Adventuring

Adventuring servers treat Minecraft like a run of expeditions, not a single home base. Progress comes from leaving spawn with a plan, pushing into unfamiliar terrain, looting structures, and taking fights before you are fully comfortable. The loop is simple and constant: travel, discover, upgrade, come back, then head out again.

Building still exists, but it supports movement. Instead of a forever-base, you see waystations, outposts, storage caches, and trophy rooms for what a group has recovered. Inventory management matters because you live out of your pack: food, beds, backup tools, rockets, and repair materials. Travel infrastructure becomes real gameplay, with Nether links, portal hubs, and marked routes turning distance into something you can solve.

The stakes come from commitment, not mandatory PvP. When you are thousands of blocks out, death is a recovery mission or a hard reset of the trip. Most of the best moments are messy: a monument clear with limited potions, a bastion that goes loud, a deep-city retreat when your gear is not ready. You win by adapting, not by grinding a perfect setup first.
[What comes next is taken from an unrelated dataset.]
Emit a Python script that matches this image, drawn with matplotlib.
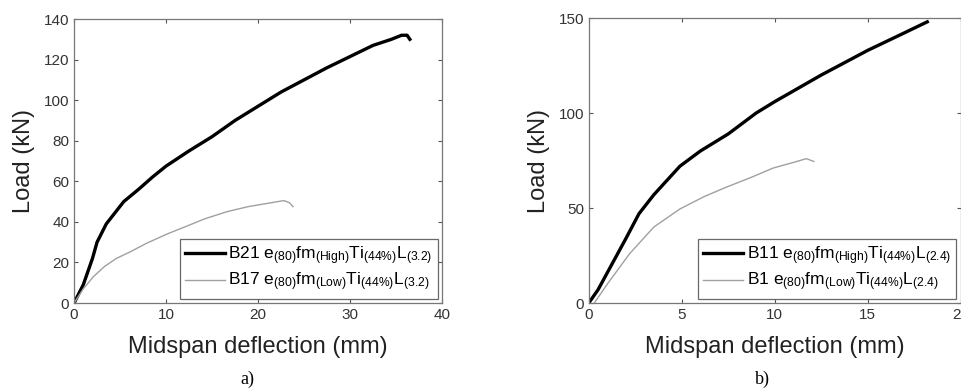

Multiplayer makes adventuring feel alive. Players split to scout biomes, share coordinates to structures, trade found gear, and run rescues when someone goes down. Over time the world shows its history through public farms on travel corridors, signposts, abandoned camps, and the sense that other expeditions have passed through recently.

What does a typical session look like?

Pick an objective, pack for it, and commit to the route. You travel via roads or Nether links, loot and fight along the way, then return to stash, repair, and restock. The fun is in how the plan survives contact with the world.

Is this the same as an RPG server?

No. Adventuring is defined by exploration-first progression and PvE travel stakes. Some servers add RPG layers like quests or custom mobs, but the format works fine with mostly vanilla mechanics if roaming is what the server culture rewards.

Do you need a group?

You can play solo if you enjoy self-reliant travel and careful risk management. Groups make harder targets safer and add the social glue: shared portal networks, coordinated delves, and recovery runs when something goes wrong.

How risky is it compared to staying near base in survival?

Risk scales with distance and time invested. A death far out is not just losing items, it is losing momentum and forcing a retrieval or rebuild of the trip. Expect more planning and more consequences than a home-centered playstyle.

What should I bring on early expeditions?

Food, a bed, blocks for bridging, a water bucket, spare tools, and a consistent way to mark progress (coords, maps, or signs). Once you have elytra and rockets, range expands fast, but you still want backup gear and a clear return plan.